In the 1850s, civic leaders in West Chester recruited a local dead celebrity—Maj. Isaac D. Barnard, a hero of the War of 1812—to help persuade locals to bury their dead at Oaklands, a new cemetery on the borough’s northern outskirts. Barnard’s bones were removed from an unmarked grave at a Quaker burial ground and re-buried with great fanfare at Oaklands.
“Since Barnard had left no immediate family to object to the removal, it was a done deal,” wrote West Chester historian Douglas R. Harper.
The event was a signal that, for dead West Chestrians, Oaklands was the place to be. Sales took off at the new cemetery in the wake of Barnard’s relocation. Over the next few years, many families disinterred their dead from the town’s old burial grounds and moved them to family lots at Oaklands. Today, those former burial grounds are covered with houses.
Born in Delaware County, Barnard spent his youth on a farm near Chester, where his father served as sheriff at the county seat. In 1800, James Barnard was appointed clerk of the county court, and the family moved to the borough. Young Isaac quit school at 13 to clerk in his father’s office. After his father’s death, Barnard continued clerking until 1811, when he began to study law.
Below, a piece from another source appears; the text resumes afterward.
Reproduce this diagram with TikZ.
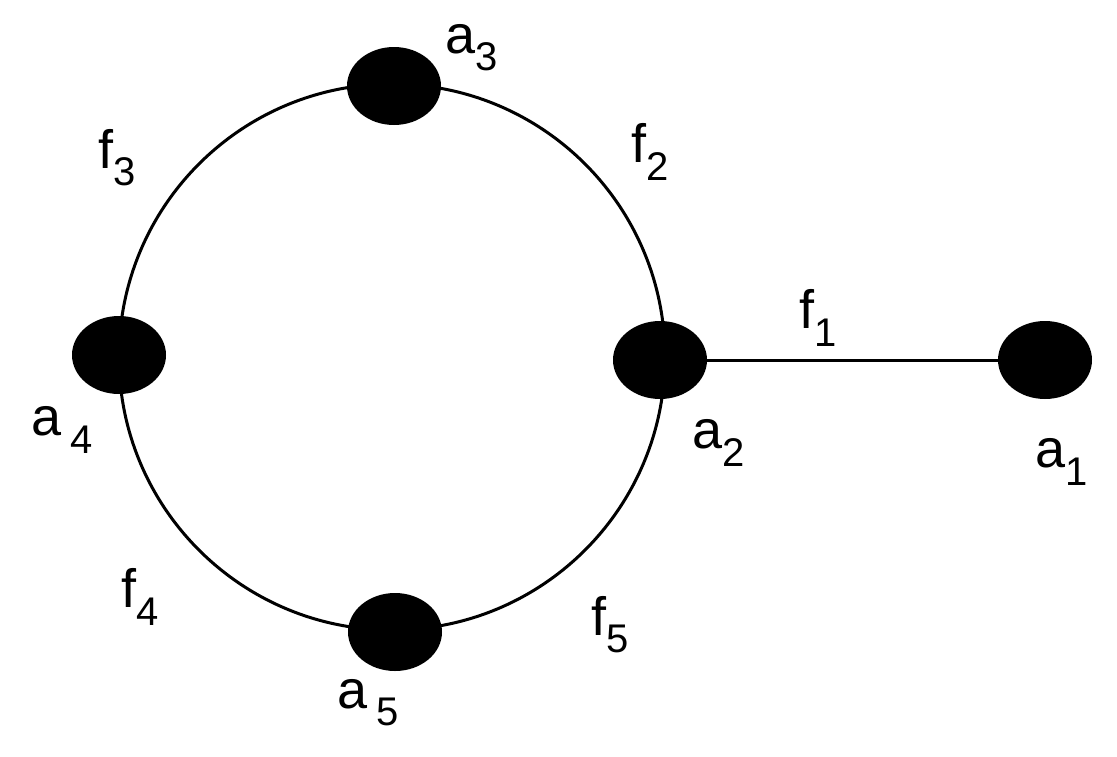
\documentclass[tikz,border=0pt]{standalone}
\usepackage{fontspec}
\setmainfont{Liberation Sans}
\usetikzlibrary{shapes.geometric}
\newcommand{\lab}[2]{#1\raisebox{-0.32em}{\fontsize{40}{40}\selectfont #2}}
\begin{document}
\begin{tikzpicture}[x=1pt,y=-1pt,
  dot/.style={ellipse,fill=black,minimum width=94pt,minimum height=78pt,inner sep=0pt},
  txt/.style={font=\fontsize{54}{54}\selectfont,inner sep=0pt}]
\useasboundingbox (0,0) rectangle (1117,756);
\node[circle,draw,line width=3pt,minimum size=546pt,inner sep=0pt] (c) at (392,357) {};
\node[dot] (a3) at (394,86) {};
\node[dot] (a4) at (119,355) {};
\node[dot] (a2) at (660,360) {};
\node[dot] (a5) at (395,632) {};
\node[dot] (a1) at (1045,360) {};
\draw[line width=3pt] (a2) -- (a1);
\node[txt] (la3) at (472,48) {\lab{a}{3}};
\node[txt] (lf2) at (650,152) {\lab{f}{2}};
\node[txt] (lf3) at (117,158) {\lab{f}{3}};
\node[txt] (lf1) at (818,318) {\lab{f}{1}};
\node[txt] (la4) at (62,430) {\lab{a\,}{4}};
\node[txt] (la2) at (719,443) {\lab{a}{2}};
\node[txt] (la1) at (1062,462) {\lab{a}{1}};
\node[txt] (lf4) at (140,597) {\lab{f}{4}};
\node[txt] (lf5) at (610,625) {\lab{f}{5}};
\node[txt] (la5) at (368,703) {\lab{a\,}{5}};
\end{tikzpicture}
\end{document}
In March 1812, Barnard received a captain’s commission in the 14th U.S. Infantry. Anticipating war with Great Britain, the federal government was increasing the size of its army. Barnard’s first assignment was to go to West Chester and enlist 70 men.
The War of 1812 was not popular in the Northeast. War meant a virtual shut-down of international trade, which hurt bankers, manufacturers and ship owners, of which the Philadelphia area had more than its share. So, Barnard’s placement of ads in the Chester & Delaware Federalist newspaper headlined “Soldiers? Soldiers?” got some notice—and, apparently, not all in a good way.
“The war was entered into by the persons in power more for the sake of supporting the tottering and declining popularity of [their party] than from patriotic views,” wrote the paper’s editor.
But he refrained from blaming Barnard who, he conceded, hadn’t used deceitful recruiting tactics and did not flog those he signed. In the end, Barnard got his 70.
In 1813, Barnard was present at the Battle of Fort George, in which U.S. troops captured a British fort on the western shore of Lake Ontario. Things went less well at the subsequent Battle of Beaver Dams, in which a portion of Barnard’s regiment and most of its officers were captured. That left him in command of what remained of the unit—and promoted to major.
In the highlight of his military career, at the Battle of Lyon’s Creek near Niagara Falls, Barnard led 900 Americans in a frontal assault against 1,200 British grenadiers, who fled. “All did their duty,” reported Barnard’s commanding officer. “But the handsome manner in which Maj. Barnard brought his regiment into action deserves particular notice.”